Kupiłem sobie niedawno starego petzvala a tu niespodzianka. Dziwna zresztą sprawa plamy widać tylko pod pewnym kątem ustawienia obiektywu, patrząc na wprost jest czysto jak łaza, niczym kryształ, plam wtedy nie widać. Nie wygląda to na grzyb, choć może jakaś odmiana?, nie jest to na pewno separacja rozklejenie (sklejonych) soczewek bo plamy są też na tylnej jednej soczewce obiektywu. Myślałem że to zatłuszczone jakieś plamy - tak wyglądają - ale czyszczenie płynem do mycia szkła nic nie dało.
Wiecie co to jest i czym toto wyczyścić?
Na zdjeciu je widać w części zacienionej, ale na tej jasnej także jest ich sporo, tylko nie widać.
Ostatnio zmieniony 15 sty 2011, 15:13 przez renes, łącznie zmieniany 1 raz.
Obiektyw ma około 100lat, powłok nie miał. Mam kilkanaście innych bardzo starych obiektywów i coś takiego widzę pierwszy raz. Rzeczywiście wygląda to jak ultenienie, ale powłok nie ma na pewno.
Przeczytałem że grzyb ma strukturę drzewiastą a te plamy tak własnie mi tu wyglądają, a więc może jednak to grzyb? Zdązyłem na forum przeczytać że dobry będzie izopropanol i chloroform. Ktoś stosował?
Zamówiłem bardzo czysty izopropanol i alkohol etylowy 99,8 proc. i zobaczymy. Spróbuję najpierw tym drugim, powiedziano mi, że izopropanol może na bardzo starych soczewkach zostawiać slady. Mieliście takie przygody?
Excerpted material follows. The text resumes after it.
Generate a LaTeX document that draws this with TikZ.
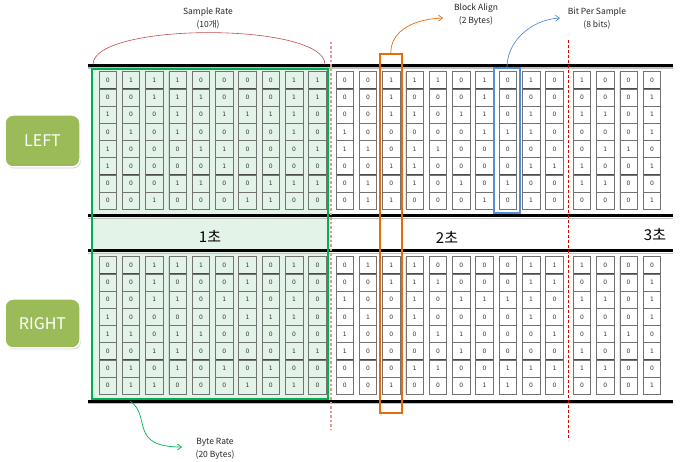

Izopropanol niestety nic nie zdziałał, czyściłem kilka razy, kupiłem nawet dwa różnych producentów i nic. Te plamy wyglądają jak packi strego tłuszczu choć bardzo przezroczyste, ale tym nie są. Nie wiem czym teraz je potraktować.
Zastanow sie, czy rzeczywiscie taki drobiazg moze miec jakikolwiek wplyw na zdjecia. Na LF nigdy nic nie robilem ale to chyba wiekszego wplywu na zdjecia nie ma.
Cypis pisze:renes, aby na pewno to nie resztka powłoki?
(tak, wiem że pisałeś że ma 100 lat, ale...)
Nie wydaje mi się, powłoka powinna mieć chyba niebieską barwę, a tu plamy jakieś szaro-brązowawe, jak pisalem wyglądają jakby od tłuszczu lub przebarwienia. Zresztą podobną rzecz tyle, że znacznie mniejszą bo tylko jedną cieńką 0,5cm szerokości linię mam na innym pezvalu, wygląda tak samo i izopropanol też sobie nie poradził.
Wpływu na zdjęcia nie powinno to mieć ale wygląda to nieciekawie.
Na 100% nie jest to resztka powlok przeciwodlaskowych. Powloki pojawily sie w masowej produkcji dopiero po wojnie, a w '36 r prof Smakula prowadzil testy nad powlokami. Ten obiektyw napewno jest wyprodukowany przed 1936r.
Jest jeszcze jedna mozliwosc. Moga to byc utlenione zwiazki chemiczne wchodzace w sklad szkla, z ktorego zrobiona jest soczewka. Tego sie nie da wyczyscic.
Planistigmat pisze:Na 100% nie jest to resztka powlok przeciwodlaskowych. Powloki pojawily sie w masowej produkcji dopiero po wojnie, a w '36 r prof Smakula prowadzil testy nad powlokami. Ten obiektyw napewno jest wyprodukowany przed 1936r.
Jest jeszcze jedna mozliwosc. Moga to byc utlenione zwiazki chemiczne wchodzace w sklad szkla, z ktorego zrobiona jest soczewka. Tego sie nie da wyczyscic.
Utleniły się po prostu z wiekiem, czy jakieś inne związki chemiczne mogły im w tym pomóc?
Na wielu innych starych szkłach nigdy tego nie widziałem.
Raczej utlenily sie z wiekiem, ale napewno to Ci nie odpowiem. Moze pomogla jakas wilgoc, ciezko jest mi odpowiedziec na to pytanie. Ale tak powstaly powloki przeciwodblaskowe, choc trudno w to uwierzyc, powloki wymyslily sie same.